*SET TASK*: Your task is to give the data again, exactly, with every line intact.

◆ ◆ ◆ ◆ ◆ ◆ ◆

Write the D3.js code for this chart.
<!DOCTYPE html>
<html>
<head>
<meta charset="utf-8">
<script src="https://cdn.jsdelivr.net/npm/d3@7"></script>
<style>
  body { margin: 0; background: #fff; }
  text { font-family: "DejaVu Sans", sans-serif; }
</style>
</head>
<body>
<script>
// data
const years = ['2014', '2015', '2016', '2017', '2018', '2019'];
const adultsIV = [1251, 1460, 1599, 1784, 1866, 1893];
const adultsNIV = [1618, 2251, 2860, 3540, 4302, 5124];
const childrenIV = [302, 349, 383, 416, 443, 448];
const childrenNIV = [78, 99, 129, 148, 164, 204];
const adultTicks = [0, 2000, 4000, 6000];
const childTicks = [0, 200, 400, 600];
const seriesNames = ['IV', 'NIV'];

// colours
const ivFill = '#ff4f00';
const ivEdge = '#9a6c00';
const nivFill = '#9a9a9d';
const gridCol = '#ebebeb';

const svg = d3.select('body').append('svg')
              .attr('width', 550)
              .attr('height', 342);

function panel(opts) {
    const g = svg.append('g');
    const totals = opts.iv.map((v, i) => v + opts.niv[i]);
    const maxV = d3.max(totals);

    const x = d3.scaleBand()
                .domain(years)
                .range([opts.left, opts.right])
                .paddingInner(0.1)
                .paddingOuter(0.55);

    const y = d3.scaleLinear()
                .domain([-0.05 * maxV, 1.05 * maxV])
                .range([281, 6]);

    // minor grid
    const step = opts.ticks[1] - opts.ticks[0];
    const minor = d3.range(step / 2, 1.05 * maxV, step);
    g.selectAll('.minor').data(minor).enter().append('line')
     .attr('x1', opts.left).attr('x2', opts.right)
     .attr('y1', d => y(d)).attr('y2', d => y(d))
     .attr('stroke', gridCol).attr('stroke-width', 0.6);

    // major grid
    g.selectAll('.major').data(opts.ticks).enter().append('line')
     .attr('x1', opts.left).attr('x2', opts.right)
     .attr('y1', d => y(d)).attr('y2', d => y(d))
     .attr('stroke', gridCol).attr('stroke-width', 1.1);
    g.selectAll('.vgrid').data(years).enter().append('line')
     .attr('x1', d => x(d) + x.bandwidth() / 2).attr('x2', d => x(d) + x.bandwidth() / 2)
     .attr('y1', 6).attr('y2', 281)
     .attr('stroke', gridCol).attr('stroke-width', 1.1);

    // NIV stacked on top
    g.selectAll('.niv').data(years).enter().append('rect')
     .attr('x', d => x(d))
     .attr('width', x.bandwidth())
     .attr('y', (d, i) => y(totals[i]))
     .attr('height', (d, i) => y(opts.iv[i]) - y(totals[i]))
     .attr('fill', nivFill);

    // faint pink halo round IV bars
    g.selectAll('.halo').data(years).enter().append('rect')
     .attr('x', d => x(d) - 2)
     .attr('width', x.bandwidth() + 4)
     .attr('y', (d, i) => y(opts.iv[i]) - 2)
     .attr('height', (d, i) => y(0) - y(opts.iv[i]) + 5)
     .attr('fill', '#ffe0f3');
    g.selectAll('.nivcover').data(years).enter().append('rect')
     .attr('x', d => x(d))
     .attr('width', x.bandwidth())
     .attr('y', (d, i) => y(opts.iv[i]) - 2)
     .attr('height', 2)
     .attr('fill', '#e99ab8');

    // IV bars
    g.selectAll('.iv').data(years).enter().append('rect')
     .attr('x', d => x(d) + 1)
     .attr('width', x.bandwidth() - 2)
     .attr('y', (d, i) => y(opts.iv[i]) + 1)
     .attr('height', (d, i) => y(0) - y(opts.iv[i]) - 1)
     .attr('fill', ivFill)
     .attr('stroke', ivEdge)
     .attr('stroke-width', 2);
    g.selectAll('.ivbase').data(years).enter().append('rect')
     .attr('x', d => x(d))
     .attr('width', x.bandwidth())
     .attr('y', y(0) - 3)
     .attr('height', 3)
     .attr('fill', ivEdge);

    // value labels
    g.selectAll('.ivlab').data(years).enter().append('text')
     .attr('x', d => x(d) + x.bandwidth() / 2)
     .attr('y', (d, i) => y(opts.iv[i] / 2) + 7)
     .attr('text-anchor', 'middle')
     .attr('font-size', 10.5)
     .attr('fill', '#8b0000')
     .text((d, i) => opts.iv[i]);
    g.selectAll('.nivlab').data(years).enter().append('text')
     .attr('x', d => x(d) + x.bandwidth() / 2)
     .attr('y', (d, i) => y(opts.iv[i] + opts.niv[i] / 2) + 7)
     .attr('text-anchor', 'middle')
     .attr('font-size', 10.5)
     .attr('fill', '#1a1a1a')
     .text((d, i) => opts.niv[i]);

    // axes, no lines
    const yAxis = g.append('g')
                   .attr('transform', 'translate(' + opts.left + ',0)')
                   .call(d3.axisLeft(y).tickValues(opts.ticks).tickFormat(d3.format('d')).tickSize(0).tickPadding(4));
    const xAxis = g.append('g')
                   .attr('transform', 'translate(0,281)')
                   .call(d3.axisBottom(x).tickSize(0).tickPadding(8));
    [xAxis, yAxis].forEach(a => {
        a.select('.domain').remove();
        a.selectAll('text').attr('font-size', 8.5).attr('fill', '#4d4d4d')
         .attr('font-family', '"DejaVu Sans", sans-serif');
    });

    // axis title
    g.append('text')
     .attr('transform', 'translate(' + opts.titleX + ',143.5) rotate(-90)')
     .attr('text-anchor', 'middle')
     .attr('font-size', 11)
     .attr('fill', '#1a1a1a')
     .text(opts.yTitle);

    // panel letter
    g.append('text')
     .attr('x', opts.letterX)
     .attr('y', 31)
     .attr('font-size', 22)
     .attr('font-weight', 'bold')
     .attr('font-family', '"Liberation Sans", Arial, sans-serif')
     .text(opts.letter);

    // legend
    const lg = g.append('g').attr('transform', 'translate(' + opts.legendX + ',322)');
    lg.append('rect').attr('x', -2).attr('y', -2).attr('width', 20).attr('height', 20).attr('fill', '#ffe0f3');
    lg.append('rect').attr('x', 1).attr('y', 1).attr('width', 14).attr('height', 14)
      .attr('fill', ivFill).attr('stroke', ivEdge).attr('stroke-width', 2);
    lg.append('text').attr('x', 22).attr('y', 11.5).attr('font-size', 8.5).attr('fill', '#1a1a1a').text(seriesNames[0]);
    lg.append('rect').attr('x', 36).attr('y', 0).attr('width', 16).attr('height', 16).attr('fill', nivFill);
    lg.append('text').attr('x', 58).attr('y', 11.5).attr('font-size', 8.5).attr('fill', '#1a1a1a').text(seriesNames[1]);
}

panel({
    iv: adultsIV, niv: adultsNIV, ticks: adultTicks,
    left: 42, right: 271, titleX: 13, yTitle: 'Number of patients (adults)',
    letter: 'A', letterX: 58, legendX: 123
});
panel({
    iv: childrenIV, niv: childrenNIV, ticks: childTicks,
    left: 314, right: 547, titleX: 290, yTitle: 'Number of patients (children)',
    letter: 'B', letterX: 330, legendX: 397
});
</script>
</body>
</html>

◆ ◆ ◆ ◆ ◆ ◆ ◆

*FINISHED TASK*:
Write the D3.js code for this chart.
<!DOCTYPE html>
<html>
<head>
<meta charset="utf-8">
<script src="https://cdn.jsdelivr.net/npm/d3@7"></script>
<style>
  body { margin: 0; background: #fff; }
  text { font-family: "DejaVu Sans", sans-serif; }
</style>
</head>
<body>
<script>
// data
const years = ['2014', '2015', '2016', '2017', '2018', '2019'];
const adultsIV = [1251, 1460, 1599, 1784, 1866, 1893];
const adultsNIV = [1618, 2251, 2860, 3540, 4302, 5124];
const childrenIV = [302, 349, 383, 416, 443, 448];
const childrenNIV = [78, 99, 129, 148, 164, 204];
const adultTicks = [0, 2000, 4000, 6000];
const childTicks = [0, 200, 400, 600];
const seriesNames = ['IV', 'NIV'];

// colours
const ivFill = '#ff4f00';
const ivEdge = '#9a6c00';
const nivFill = '#9a9a9d';
const gridCol = '#ebebeb';

const svg = d3.select('body').append('svg')
              .attr('width', 550)
              .attr('height', 342);

function panel(opts) {
    const g = svg.append('g');
    const totals = opts.iv.map((v, i) => v + opts.niv[i]);
    const maxV = d3.max(totals);

    const x = d3.scaleBand()
                .domain(years)
                .range([opts.left, opts.right])
                .paddingInner(0.1)
                .paddingOuter(0.55);

    const y = d3.scaleLinear()
                .domain([-0.05 * maxV, 1.05 * maxV])
                .range([281, 6]);

    // minor grid
    const step = opts.ticks[1] - opts.ticks[0];
    const minor = d3.range(step / 2, 1.05 * maxV, step);
    g.selectAll('.minor').data(minor).enter().append('line')
     .attr('x1', opts.left).attr('x2', opts.right)
     .attr('y1', d => y(d)).attr('y2', d => y(d))
     .attr('stroke', gridCol).attr('stroke-width', 0.6);

    // major grid
    g.selectAll('.major').data(opts.ticks).enter().append('line')
     .attr('x1', opts.left).attr('x2', opts.right)
     .attr('y1', d => y(d)).attr('y2', d => y(d))
     .attr('stroke', gridCol).attr('stroke-width', 1.1);
    g.selectAll('.vgrid').data(years).enter().append('line')
     .attr('x1', d => x(d) + x.bandwidth() / 2).attr('x2', d => x(d) + x.bandwidth() / 2)
     .attr('y1', 6).attr('y2', 281)
     .attr('stroke', gridCol).attr('stroke-width', 1.1);

    // NIV stacked on top
    g.selectAll('.niv').data(years).enter().append('rect')
     .attr('x', d => x(d))
     .attr('width', x.bandwidth())
     .attr('y', (d, i) => y(totals[i]))
     .attr('height', (d, i) => y(opts.iv[i]) - y(totals[i]))
     .attr('fill', nivFill);

    // faint pink halo round IV bars
    g.selectAll('.halo').data(years).enter().append('rect')
     .attr('x', d => x(d) - 2)
     .attr('width', x.bandwidth() + 4)
     .attr('y', (d, i) => y(opts.iv[i]) - 2)
     .attr('height', (d, i) => y(0) - y(opts.iv[i]) + 5)
     .attr('fill', '#ffe0f3');
    g.selectAll('.nivcover').data(years).enter().append('rect')
     .attr('x', d => x(d))
     .attr('width', x.bandwidth())
     .attr('y', (d, i) => y(opts.iv[i]) - 2)
     .attr('height', 2)
     .attr('fill', '#e99ab8');

    // IV bars
    g.selectAll('.iv').data(years).enter().append('rect')
     .attr('x', d => x(d) + 1)
     .attr('width', x.bandwidth() - 2)
     .attr('y', (d, i) => y(opts.iv[i]) + 1)
     .attr('height', (d, i) => y(0) - y(opts.iv[i]) - 1)
     .attr('fill', ivFill)
     .attr('stroke', ivEdge)
     .attr('stroke-width', 2);
    g.selectAll('.ivbase').data(years).enter().append('rect')
     .attr('x', d => x(d))
     .attr('width', x.bandwidth())
     .attr('y', y(0) - 3)
     .attr('height', 3)
     .attr('fill', ivEdge);

    // value labels
    g.selectAll('.ivlab').data(years).enter().append('text')
     .attr('x', d => x(d) + x.bandwidth() / 2)
     .attr('y', (d, i) => y(opts.iv[i] / 2) + 7)
     .attr('text-anchor', 'middle')
     .attr('font-size', 10.5)
     .attr('fill', '#8b0000')
     .text((d, i) => opts.iv[i]);
    g.selectAll('.nivlab').data(years).enter().append('text')
     .attr('x', d => x(d) + x.bandwidth() / 2)
     .attr('y', (d, i) => y(opts.iv[i] + opts.niv[i] / 2) + 7)
     .attr('text-anchor', 'middle')
     .attr('font-size', 10.5)
     .attr('fill', '#1a1a1a')
     .text((d, i) => opts.niv[i]);

    // axes, no lines
    const yAxis = g.append('g')
                   .attr('transform', 'translate(' + opts.left + ',0)')
                   .call(d3.axisLeft(y).tickValues(opts.ticks).tickFormat(d3.format('d')).tickSize(0).tickPadding(4));
    const xAxis = g.append('g')
                   .attr('transform', 'translate(0,281)')
                   .call(d3.axisBottom(x).tickSize(0).tickPadding(8));
    [xAxis, yAxis].forEach(a => {
        a.select('.domain').remove();
        a.selectAll('text').attr('font-size', 8.5).attr('fill', '#4d4d4d')
         .attr('font-family', '"DejaVu Sans", sans-serif');
    });

    // axis title
    g.append('text')
     .attr('transform', 'translate(' + opts.titleX + ',143.5) rotate(-90)')
     .attr('text-anchor', 'middle')
     .attr('font-size', 11)
     .attr('fill', '#1a1a1a')
     .text(opts.yTitle);

    // panel letter
    g.append('text')
     .attr('x', opts.letterX)
     .attr('y', 31)
     .attr('font-size', 22)
     .attr('font-weight', 'bold')
     .attr('font-family', '"Liberation Sans", Arial, sans-serif')
     .text(opts.letter);

    // legend
    const lg = g.append('g').attr('transform', 'translate(' + opts.legendX + ',322)');
    lg.append('rect').attr('x', -2).attr('y', -2).attr('width', 20).attr('height', 20).attr('fill', '#ffe0f3');
    lg.append('rect').attr('x', 1).attr('y', 1).attr('width', 14).attr('height', 14)
      .attr('fill', ivFill).attr('stroke', ivEdge).attr('stroke-width', 2);
    lg.append('text').attr('x', 22).attr('y', 11.5).attr('font-size', 8.5).attr('fill', '#1a1a1a').text(seriesNames[0]);
    lg.append('rect').attr('x', 36).attr('y', 0).attr('width', 16).attr('height', 16).attr('fill', nivFill);
    lg.append('text').attr('x', 58).attr('y', 11.5).attr('font-size', 8.5).attr('fill', '#1a1a1a').text(seriesNames[1]);
}

panel({
    iv: adultsIV, niv: adultsNIV, ticks: adultTicks,
    left: 42, right: 271, titleX: 13, yTitle: 'Number of patients (adults)',
    letter: 'A', letterX: 58, legendX: 123
});
panel({
    iv: childrenIV, niv: childrenNIV, ticks: childTicks,
    left: 314, right: 547, titleX: 290, yTitle: 'Number of patients (children)',
    letter: 'B', letterX: 330, legendX: 397
});
</script>
</body>
</html>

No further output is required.